(Collected data entries)
-- start --
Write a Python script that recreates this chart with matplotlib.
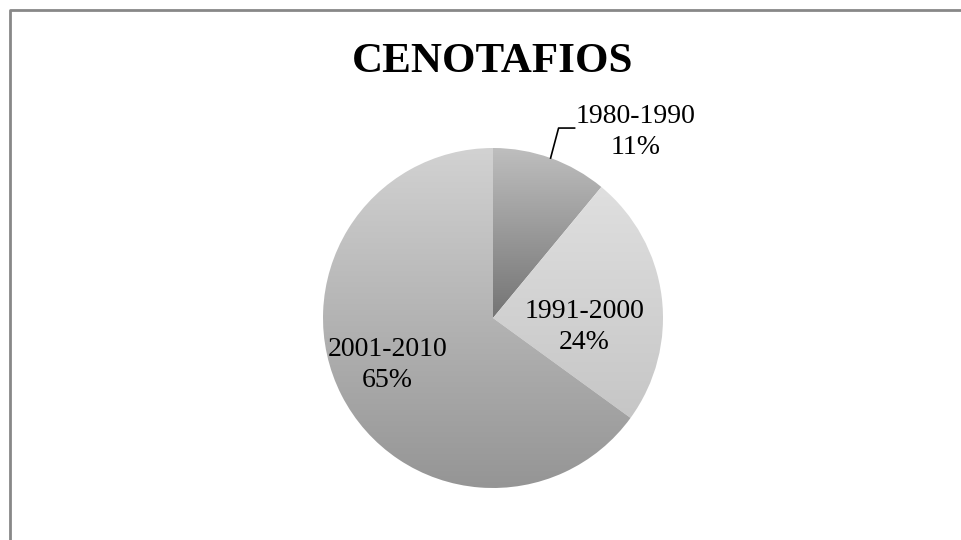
import matplotlib
matplotlib.use("Agg")
import matplotlib.pyplot as plt
import matplotlib.colors as mcolors
import numpy as np

# data
periods = ["1980-1990", "1991-2000", "2001-2010"]
shares = [11, 24, 65]
title = "CENOTAFIOS"

# gradient colours per slice (top, bottom)
grad_top = ["#bebebe", "#dfdfdf", "#d2d2d2"]
grad_bottom = ["#747474", "#c6c6c6", "#959595"]

# label placement: (angle in degrees, distance as fraction of radius)
label_pos = [(52.5, 1.38), (-5.6, 0.54), (204, 0.68)]

W, H = 961, 540
fig = plt.figure(figsize=(W / 100, H / 100), dpi=100)
ax = fig.add_axes([0, 0, 1, 1])

cx, cy, r = 493, H - 318, 170
wedges, _ = ax.pie(shares, startangle=90, counterclock=False, center=(cx, cy),
                   radius=r, frame=True,
                   wedgeprops=dict(facecolor="none", edgecolor="none"))

for i, w in enumerate(wedges):
    ext = w.get_path().get_extents()
    cmap = mcolors.LinearSegmentedColormap.from_list("g%d" % i, [grad_bottom[i], grad_top[i]])
    grad = np.linspace(0, 1, 256).reshape(-1, 1)
    im = ax.imshow(grad, cmap=cmap, origin="lower", aspect="auto",
                   extent=[ext.x0, ext.x1, ext.y0, ext.y1], interpolation="bilinear", zorder=1)
    im.set_clip_path(w)

font = dict(family="Liberation Serif", size=20, color="black")
for i, w in enumerate(wedges):
    ang, d = label_pos[i]
    tx = cx + d * r * np.cos(np.radians(ang))
    ty = cy + d * r * np.sin(np.radians(ang))
    ax.text(tx, ty, "%s\n%d%%" % (periods[i], shares[i]), ha="center", va="center",
            linespacing=1.35, zorder=3, **font)

# leader line for the small slice
mid = np.radians((wedges[0].theta1 + wedges[0].theta2) / 2)
x0, y0 = cx + r * np.cos(mid), cy + r * np.sin(mid)
ax.plot([x0, x0 + 8, x0 + 24], [y0, y0 + 30, y0 + 30], color="black", lw=1.2, zorder=3)

ax.text(cx, H - 62, title, ha="center", va="center", family="Liberation Serif",
        fontweight="bold", fontsize=31)

# chart frame (only left and top visible)
ax.plot([9.5, 9.5, W + 5], [-5, H - 9.5, H - 9.5], color="#888888", lw=2, zorder=4)

ax.set_xlim(0, W)
ax.set_ylim(0, H)
ax.set_aspect("auto")
ax.axis("off")

fig.savefig("out.png", dpi=100)
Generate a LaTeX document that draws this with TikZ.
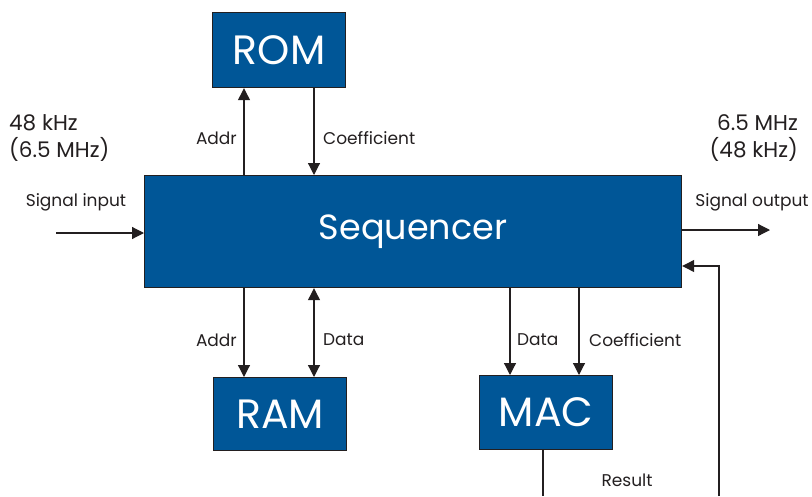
\documentclass[tikz,border=0pt]{standalone}
\usepackage{fontspec}
\setmainfont{Poppins}
\usetikzlibrary{arrows.meta}
\definecolor{boxblue}{HTML}{005697}
\definecolor{ink}{HTML}{231F20}
\tikzset{
  x=1pt, y=-1pt,
  block/.style={draw=ink, line width=1.2pt, fill=boxblue, text=white, inner sep=0pt, anchor=north west},
  wire/.style={draw=ink, line width=1.2pt},
  arr/.style={wire, -{Triangle[length=12pt,width=12pt]}},
  darr/.style={wire, {Triangle[length=12pt,width=12pt]}-{Triangle[length=12pt,width=12pt]}},
  lbl/.style={text=ink, font=\fontsize{17}{19}\selectfont, inner sep=0pt},
  rate/.style={text=ink, font=\fontsize{21.5}{27}\selectfont, inner sep=0pt},
  big/.style={font=\fontsize{41}{44}\selectfont},
  huge/.style={font=\fontsize{35}{40}\selectfont},
}
\begin{document}
\begin{tikzpicture}
\useasboundingbox (0,0) rectangle (812,496);
% blocks
\node[block, big, minimum width=133pt, minimum height=75pt] (rom) at (212,12) {ROM};
\node[block, huge, minimum width=537pt, minimum height=112pt] (seq) at (144,175) {Sequencer};
\node[block, big, minimum width=133pt, minimum height=73pt] (ram) at (213,377) {RAM};
\node[block, big, minimum width=133pt, minimum height=74pt] (mac) at (479,375) {MAC};
% free ends
\coordinate (inS) at (56,233);
\coordinate (outE) at (770,230);
\coordinate (macB) at (543,496);
\coordinate (fbB) at (719,496);
\coordinate (fbT) at (719,266);
% connectors
\draw[arr] (inS) -- (inS -| seq.west);
\draw[arr] (outE -| seq.east) -- (outE);
\draw[arr] (seq.north -| 244,0) -- (rom.south -| 244,0);
\draw[arr] (rom.south -| 314,0) -- (seq.north -| 314,0);
\draw[arr] (seq.south -| 244,0) -- (ram.north -| 244,0);
\draw[darr] (seq.south -| 314,0) -- (ram.north -| 314,0);
\draw[arr] (seq.south -| 510,0) -- (mac.north -| 510,0);
\draw[arr] (seq.south -| 579,0) -- (mac.north -| 579,0);
\draw[wire] (mac.south -| macB) -- (macB);
\draw[arr] (fbB) -- (fbT) -- (fbT -| seq.east);
% labels
\node[rate, anchor=west, align=left] (fin) at (9,138) {48 kHz\\(6.5 MHz)};
\node[rate, anchor=east, align=right] (fout) at (798,138) {6.5 MHz\\(48 kHz)};
\node[lbl] (lin) at (76,202) {Signal input};
\node[lbl] (lout) at (752,202) {Signal output};
\node[lbl, anchor=east] (la1) at (237,138) {Addr};
\node[lbl, anchor=west] (lc1) at (323,138) {Coefficient};
\node[lbl, anchor=east] (la2) at (237,340) {Addr};
\node[lbl, anchor=west] (ld2) at (323,340) {Data};
\node[lbl, anchor=west] (ld3) at (517,340) {Data};
\node[lbl, anchor=west] (lc3) at (589,340) {Coefficient};
\node[lbl] (lres) at (627,480) {Result};
\end{tikzpicture}
\end{document}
-- end --
=== GIVEN REQUEST ===
In the records above, find each line with the word "that" and copy it.

=== ANSWER BELOW ===
Write a Python script that recreates this chart with matplotlib.
Generate a LaTeX document that draws this with TikZ.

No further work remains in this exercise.